# [Data entries]
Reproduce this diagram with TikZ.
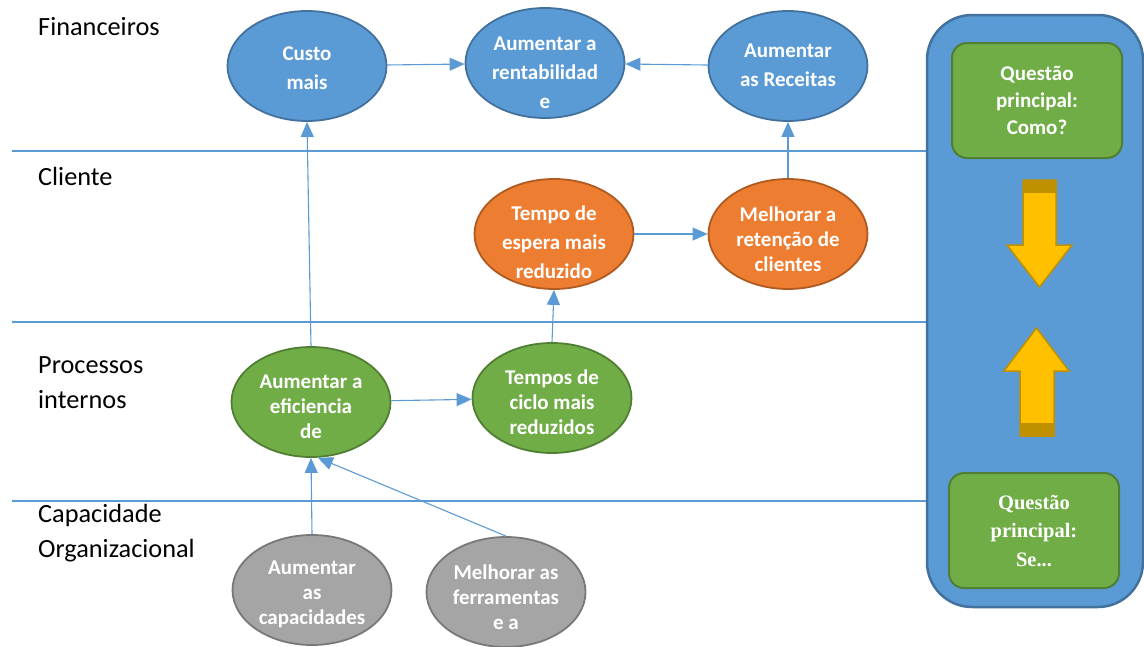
\documentclass[tikz,border=0pt]{standalone}
\usepackage{fontspec}
\setmainfont{Carlito}
\newfontfamily\timesf{Liberation Serif}
\usetikzlibrary{shapes.geometric,arrows.meta}
\definecolor{bl}{HTML}{5B9BD5}
\definecolor{blD}{HTML}{41719C}
\definecolor{org}{HTML}{ED7D31}
\definecolor{orgD}{HTML}{AE5A21}
\definecolor{grn}{HTML}{70AD47}
\definecolor{grnD}{HTML}{507E32}
\definecolor{gry}{HTML}{A5A5A5}
\definecolor{gryD}{HTML}{787878}
\definecolor{yel}{HTML}{FFC000}
\definecolor{yelD}{HTML}{BF9000}
\begin{document}
\begin{tikzpicture}[x=1pt,y=-1pt,
  ell/.style={ellipse, minimum width=159pt, minimum height=110pt, inner sep=0pt,
    line width=1.8pt},
  etxt/.style={text=white, align=center, inner sep=0pt,
    font=\fontsize{21}{25}\selectfont\bfseries},
  wtxt/.style={etxt, font=\fontsize{21}{28.8}\selectfont\bfseries},
  eblue/.style={ell, fill=bl, draw=blD},
  eorg/.style={ell, fill=org, draw=orgD},
  egrn/.style={ell, fill=grn, draw=grnD},
  egry/.style={ell, fill=gry, draw=gryD},
  conn/.style={draw=bl, line width=1.1pt, -{Triangle[length=15pt,width=13pt]}},
  sep/.style={draw=bl, line width=1.1pt},
  lbl/.style={anchor=base west, inner sep=0pt, font=\fontsize{26.3}{35}\selectfont, align=left},
  qbox/.style={rounded corners=15pt, fill=grn, draw=grnD, line width=2pt, text=white,
    align=center, inner sep=0pt},
  arr/.style={fill=yel, draw=yelD, line width=1.5pt, line join=miter}
]
\useasboundingbox (0,0) rectangle (1144,646);

% separator lines
\coordinate (l1a) at (12,151); \coordinate (l1b) at (930,151);
\coordinate (l2a) at (12,322); \coordinate (l2b) at (930,322);
\coordinate (l3a) at (12,501); \coordinate (l3b) at (930,501);
\draw[sep] (l1a) -- (l1b);
\draw[sep] (l2a) -- (l2b);
\draw[sep] (l3a) -- (l3b);

% row labels
\node[lbl] (tfin) at (38,35) {Financeiros};
\node[lbl] (tcli) at (38,185) {Cliente};
\node[lbl] (tpro) at (38,408) {Processos\\internos};
\node[lbl] (tcap) at (38,557) {Capacidade\\Organizacional};

% ellipses
\node[eblue, label={[wtxt,yshift=-2.5pt]center:{Custo\\mais}}] (custo) at (307,66) {};
\node[eblue, label={[wtxt,yshift=-9.5pt]center:{Aumentar a\\rentabilidad\\e}}] (rent) at (545,63) {};
\node[eblue, label={[wtxt,yshift=0.5pt]center:{Aumentar\\as Receitas}}] (rec) at (788,66) {};
\node[eorg, label={[wtxt,yshift=-8pt]center:{Tempo de\\espera mais\\reduzido}}] (esp) at (554,234) {};
\node[eorg, label={[etxt,yshift=-5pt]center:{Melhorar a\\retenção de\\clientes}}] (ret) at (788,234) {};
\node[egrn, label={[etxt,yshift=-4.5pt]center:{Aumentar a\\eficiencia\\de}}] (efi) at (311,402) {};
\node[egrn, label={[etxt,yshift=-4pt]center:{Tempos de\\ciclo mais\\reduzidos}}] (cic) at (552,398) {};
\node[egry, label={[etxt,yshift=-4pt]center:{Aumentar\\as\\capacidades}}] (cap) at (312,590) {};
\node[egry, label={[etxt,yshift=-5.5pt]center:{Melhorar as\\ferramentas\\e a}}] (fer) at (506,592) {};

% connectors
\draw[conn] (custo) -- (rent);
\draw[conn] (rec) -- (rent);
\draw[conn] (ret.north) -- (rec.south);
\draw[conn] (esp) -- (ret);
\draw[conn] (cic.north) -- (esp.south);
\draw[conn] (efi.north) -- (custo.south);
\draw[conn] (efi) -- (cic);
\draw[conn] (cap.north) -- (efi.south);
\draw[conn] (fer.north) -- (efi.-83);

% right panel
\node[fill=bl, draw=blD, line width=2.5pt, rounded corners=45pt, minimum width=216pt,
  minimum height=592pt, inner sep=0pt] (panel) at (1035,311) {};
\node[qbox, minimum width=170pt, minimum height=115pt,
  font=\fontsize{21}{27}\selectfont\bfseries] (q1) at (1037,100.5) {Questão\\principal:\\Como?};
\node[qbox, minimum width=170pt, minimum height=115pt,
  font=\timesf\fontsize{20.5}{28.5}\selectfont\bfseries] (q2) at (1034,530.5) {Questão\\principal:\\Se...};

% down arrow
\draw[arr] (1023,180) -- (1056,180) -- (1056,245) -- (1072,245) -- (1039.5,287)
  -- (1007,245) -- (1023,245) -- cycle;
\fill[yelD] (1023,180) rectangle (1056,193);
% up arrow
\draw[arr] (1020,436) -- (1054,436) -- (1054,371) -- (1069,371) -- (1036.5,328)
  -- (1004,371) -- (1020,371) -- cycle;
\fill[yelD] (1020,423) rectangle (1054,436);
\end{tikzpicture}
\end{document}
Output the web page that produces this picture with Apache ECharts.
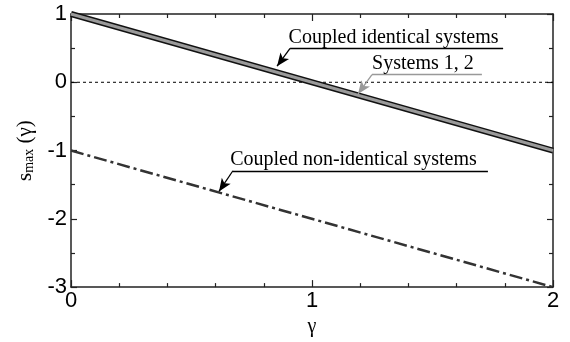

# [Task prompt]
Omit all pictures while transcribing the entries verbatim.

# [The solution]
Reproduce this diagram with TikZ.
\documentclass[tikz,border=0pt]{standalone}
\usepackage{fontspec}
\setmainfont{Carlito}
\newfontfamily\timesf{Liberation Serif}
\usetikzlibrary{shapes.geometric,arrows.meta}
\definecolor{bl}{HTML}{5B9BD5}
\definecolor{blD}{HTML}{41719C}
\definecolor{org}{HTML}{ED7D31}
\definecolor{orgD}{HTML}{AE5A21}
\definecolor{grn}{HTML}{70AD47}
\definecolor{grnD}{HTML}{507E32}
\definecolor{gry}{HTML}{A5A5A5}
\definecolor{gryD}{HTML}{787878}
\definecolor{yel}{HTML}{FFC000}
\definecolor{yelD}{HTML}{BF9000}
\begin{document}
\begin{tikzpicture}[x=1pt,y=-1pt,
  ell/.style={ellipse, minimum width=159pt, minimum height=110pt, inner sep=0pt,
    line width=1.8pt},
  etxt/.style={text=white, align=center, inner sep=0pt,
    font=\fontsize{21}{25}\selectfont\bfseries},
  wtxt/.style={etxt, font=\fontsize{21}{28.8}\selectfont\bfseries},
  eblue/.style={ell, fill=bl, draw=blD},
  eorg/.style={ell, fill=org, draw=orgD},
  egrn/.style={ell, fill=grn, draw=grnD},
  egry/.style={ell, fill=gry, draw=gryD},
  conn/.style={draw=bl, line width=1.1pt, -{Triangle[length=15pt,width=13pt]}},
  sep/.style={draw=bl, line width=1.1pt},
  lbl/.style={anchor=base west, inner sep=0pt, font=\fontsize{26.3}{35}\selectfont, align=left},
  qbox/.style={rounded corners=15pt, fill=grn, draw=grnD, line width=2pt, text=white,
    align=center, inner sep=0pt},
  arr/.style={fill=yel, draw=yelD, line width=1.5pt, line join=miter}
]
\useasboundingbox (0,0) rectangle (1144,646);

% separator lines
\coordinate (l1a) at (12,151); \coordinate (l1b) at (930,151);
\coordinate (l2a) at (12,322); \coordinate (l2b) at (930,322);
\coordinate (l3a) at (12,501); \coordinate (l3b) at (930,501);
\draw[sep] (l1a) -- (l1b);
\draw[sep] (l2a) -- (l2b);
\draw[sep] (l3a) -- (l3b);

% row labels
\node[lbl] (tfin) at (38,35) {Financeiros};
\node[lbl] (tcli) at (38,185) {Cliente};
\node[lbl] (tpro) at (38,408) {Processos\\internos};
\node[lbl] (tcap) at (38,557) {Capacidade\\Organizacional};

% ellipses
\node[eblue, label={[wtxt,yshift=-2.5pt]center:{Custo\\mais}}] (custo) at (307,66) {};
\node[eblue, label={[wtxt,yshift=-9.5pt]center:{Aumentar a\\rentabilidad\\e}}] (rent) at (545,63) {};
\node[eblue, label={[wtxt,yshift=0.5pt]center:{Aumentar\\as Receitas}}] (rec) at (788,66) {};
\node[eorg, label={[wtxt,yshift=-8pt]center:{Tempo de\\espera mais\\reduzido}}] (esp) at (554,234) {};
\node[eorg, label={[etxt,yshift=-5pt]center:{Melhorar a\\retenção de\\clientes}}] (ret) at (788,234) {};
\node[egrn, label={[etxt,yshift=-4.5pt]center:{Aumentar a\\eficiencia\\de}}] (efi) at (311,402) {};
\node[egrn, label={[etxt,yshift=-4pt]center:{Tempos de\\ciclo mais\\reduzidos}}] (cic) at (552,398) {};
\node[egry, label={[etxt,yshift=-4pt]center:{Aumentar\\as\\capacidades}}] (cap) at (312,590) {};
\node[egry, label={[etxt,yshift=-5.5pt]center:{Melhorar as\\ferramentas\\e a}}] (fer) at (506,592) {};

% connectors
\draw[conn] (custo) -- (rent);
\draw[conn] (rec) -- (rent);
\draw[conn] (ret.north) -- (rec.south);
\draw[conn] (esp) -- (ret);
\draw[conn] (cic.north) -- (esp.south);
\draw[conn] (efi.north) -- (custo.south);
\draw[conn] (efi) -- (cic);
\draw[conn] (cap.north) -- (efi.south);
\draw[conn] (fer.north) -- (efi.-83);

% right panel
\node[fill=bl, draw=blD, line width=2.5pt, rounded corners=45pt, minimum width=216pt,
  minimum height=592pt, inner sep=0pt] (panel) at (1035,311) {};
\node[qbox, minimum width=170pt, minimum height=115pt,
  font=\fontsize{21}{27}\selectfont\bfseries] (q1) at (1037,100.5) {Questão\\principal:\\Como?};
\node[qbox, minimum width=170pt, minimum height=115pt,
  font=\timesf\fontsize{20.5}{28.5}\selectfont\bfseries] (q2) at (1034,530.5) {Questão\\principal:\\Se...};

% down arrow
\draw[arr] (1023,180) -- (1056,180) -- (1056,245) -- (1072,245) -- (1039.5,287)
  -- (1007,245) -- (1023,245) -- cycle;
\fill[yelD] (1023,180) rectangle (1056,193);
% up arrow
\draw[arr] (1020,436) -- (1054,436) -- (1054,371) -- (1069,371) -- (1036.5,328)
  -- (1004,371) -- (1020,371) -- cycle;
\fill[yelD] (1020,423) rectangle (1054,436);
\end{tikzpicture}
\end{document}
Output the web page that produces this picture with Apache ECharts.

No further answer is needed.